New York Times best-selling author Doug Stanton will speak tonight in Gaylord about his new book: the Odyssey of Echo Company.
The book offers a firsthand perspective of Stan Parker and several other servicemen who served and survived the Vietnam War.
Ben: Right within the first chapter you talk about how a lot of these guys didn’t feel comfortable telling their stories and talking about their experience. Is that why it was important for you to go out and dig these up?
Doug: Right, the first thing we talk about when we talk about Vietnam is how do you talk about Vietnam? You and I can talk about WWII, Iraq, and Afghanistan, which I’ve written about. But Vietnam is our unfinished American narrative. There’s a huge question mark at the end of the question ‘what happened in Vietnam?’ and I think we need to put a period on the end of that sentence. Because why? Because I think it’s a national tragedy that there are a generation of American’s and their families living in the shadow of Vietnam that are carrying the burden of this war around. It’s an unspoken burden. The war is over, it’s time to separate the war from the soldier, as we have with Iraq and Afghanistan.
Ben: I’m glad you’re saying that because one of the things I was struck by is it feels like the politics of that moment are kept at bay. Was that your sense, that you wanted to keep it focused on experience as opposed to politics?

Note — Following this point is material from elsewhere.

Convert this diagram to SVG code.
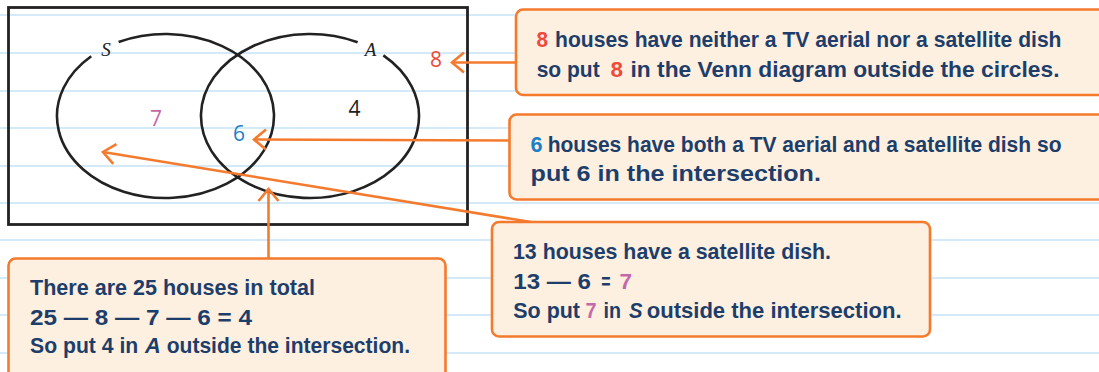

Doug: Right. This is a book about people so what I tried to do is I wanted the reader to know as much as the young men do. I wanted to point out the fact that these were the sons of WWII. So when Stan Parker enlists in the army in 1966 WWII is just a little more than two decades behind him. Put yourself in the shoes of these young men and realize that WWII is influencing their decision to go to war. That was an eye opener to me so I thought we should look at their experience through their own eyes.
Ben: One of the things that was interesting to me is Stan has not just served in Vietnam he has also served two tours in Afghanistan and there is a list of other countries that he has been to, other conflicts that he has seen. When you sit him down and ask him about how he views these things and how he views this ongoing conflict, what does he say?
Doug: Like many men and women living today fighting in Afghanistan and Iraq it becomes a way of life. The people I wrote about in Horse Soldiers had ten, eleven deployments. That’s astounding. For Stan Parker after Vietnam, after a hiatus of a couple of years where he was an ironworker like his father, he could not stay away from the military. It was just something he understood well. The reason I put in the universe of his parents is that they instilled in him this idea that he was to be of service to people. As a soldier, both male and female, what we often forget is that you’re not on a battlefield, you’re not in a Humvee driving down the street with some notion of the geopolitical impact of your day… The book is just trying to point these things out and be an experience for not the greatest generation but what I call the forgotten generation. Because their story was essentially forgotten by the American public and they themselves tried very hard to forget it.
Ben: Thank you so much.
Stanton will speak Monday at Saturn Booksellers in Gaylord.